Request:
Everything from the first line down to the line containing "width=178pt, minimum height=77pt]" is to be retyped exactly, both ends included, with pictures left out.

--- Collected material ---

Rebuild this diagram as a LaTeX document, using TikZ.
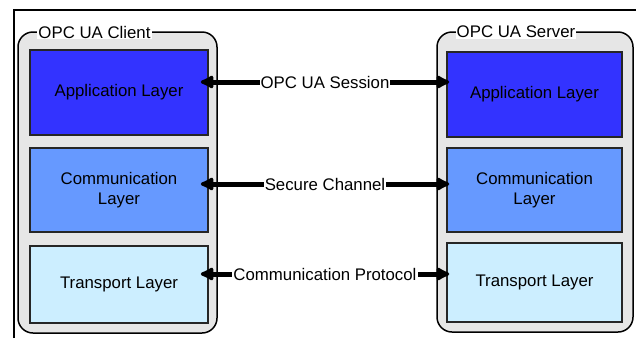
\documentclass[tikz,border=0pt]{standalone}
\usepackage{fontspec}
\setmainfont{Liberation Sans}
\usetikzlibrary{arrows.meta}

\definecolor{sidegray}{HTML}{E6E6E6}
\definecolor{applblue}{HTML}{3333FF}
\definecolor{commblue}{HTML}{6699FF}
\definecolor{tranblue}{HTML}{CCEEFF}

\begin{document}
\begin{tikzpicture}[x=1pt,y=-1pt,
  font=\fontsize{16.8}{20}\selectfont,
  side/.style={draw=black, line width=1.5pt, fill=sidegray, rounded corners=15pt},
  layer/.style={draw=black!85, line width=1.5pt, align=center, inner sep=0pt},
  title/.style={fill=white, inner sep=1pt},
  link/.style={line width=5pt,
    {Latex[round,length=16pt,width=16pt]}-{Latex[round,length=16pt,width=16pt]}},
  linklabel/.style={fill=white, inner sep=1pt}]

\useasboundingbox (0,0) rectangle (636,338);

%% outer frame
\draw[line width=2.5pt] (14,338) -- (14,10) -- (636,10);

%% client and server
\node[side, minimum width=199pt, minimum height=301pt] (client) at (117.5,182.5) {};
\node[side, minimum width=196pt, minimum height=300pt] (server) at (535,182) {};
\node[title] (ctitle) at (94.5,32) {OPC UA Client};
\node[title] (stitle) at (516,32) {OPC UA Server};

%% client layers
\node[layer, fill=applblue, minimum width=178pt, minimum height=85pt] (capp)  at (119,92.5)  {Application Layer};
\node[layer, fill=commblue, minimum width=178pt, minimum height=84pt] (ccomm) at (119,190)   {Communication\\Layer};
\node[layer, fill=tranblue, minimum width=178pt, minimum height=77pt] (ctran) at (119,284.5) {Transport Layer};

%% server layers
\node[layer, fill=applblue, minimum width=175pt, minimum height=85pt] (sapp)  at (534.5,94.5)  {Application Layer};
\node[layer, fill=commblue, minimum width=175pt, minimum height=84pt] (scomm) at (534.5,190)   {Communication\\Layer};
\node[layer, fill=tranblue, minimum width=175pt, minimum height=79pt] (stran) at (534.5,282.5) {Transport Layer};

%% links
\draw[link] ([shift={(-8,-10.5)}]capp.east) -- ([shift={(3,-12.5)}]sapp.west)
  node[midway, linklabel] {OPC UA Session};
\draw[link] ([shift={(-8,-6)}]ccomm.east) -- ([shift={(3,-6)}]scomm.west)
  node[midway, linklabel] {Secure Channel};
\draw[link] ([shift={(-8,-10.5)}]ctran.east) -- ([shift={(3,-8.5)}]stran.west)
  node[midway, linklabel] {Communication Protocol};
\end{tikzpicture}
\end{document}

---

Response to the exercise:
Rebuild this diagram as a LaTeX document, using TikZ.
\documentclass[tikz,border=0pt]{standalone}
\usepackage{fontspec}
\setmainfont{Liberation Sans}
\usetikzlibrary{arrows.meta}

\definecolor{sidegray}{HTML}{E6E6E6}
\definecolor{applblue}{HTML}{3333FF}
\definecolor{commblue}{HTML}{6699FF}
\definecolor{tranblue}{HTML}{CCEEFF}

\begin{document}
\begin{tikzpicture}[x=1pt,y=-1pt,
  font=\fontsize{16.8}{20}\selectfont,
  side/.style={draw=black, line width=1.5pt, fill=sidegray, rounded corners=15pt},
  layer/.style={draw=black!85, line width=1.5pt, align=center, inner sep=0pt},
  title/.style={fill=white, inner sep=1pt},
  link/.style={line width=5pt,
    {Latex[round,length=16pt,width=16pt]}-{Latex[round,length=16pt,width=16pt]}},
  linklabel/.style={fill=white, inner sep=1pt}]

\useasboundingbox (0,0) rectangle (636,338);

%% outer frame
\draw[line width=2.5pt] (14,338) -- (14,10) -- (636,10);

%% client and server
\node[side, minimum width=199pt, minimum height=301pt] (client) at (117.5,182.5) {};
\node[side, minimum width=196pt, minimum height=300pt] (server) at (535,182) {};
\node[title] (ctitle) at (94.5,32) {OPC UA Client};
\node[title] (stitle) at (516,32) {OPC UA Server};

%% client layers
\node[layer, fill=applblue, minimum width=178pt, minimum height=85pt] (capp)  at (119,92.5)  {Application Layer};
\node[layer, fill=commblue, minimum width=178pt, minimum height=84pt] (ccomm) at (119,190)   {Communication\\Layer};
\node[layer, fill=tranblue, minimum width=178pt, minimum height=77pt] (ctran) at (119,284.5) {Transport Layer};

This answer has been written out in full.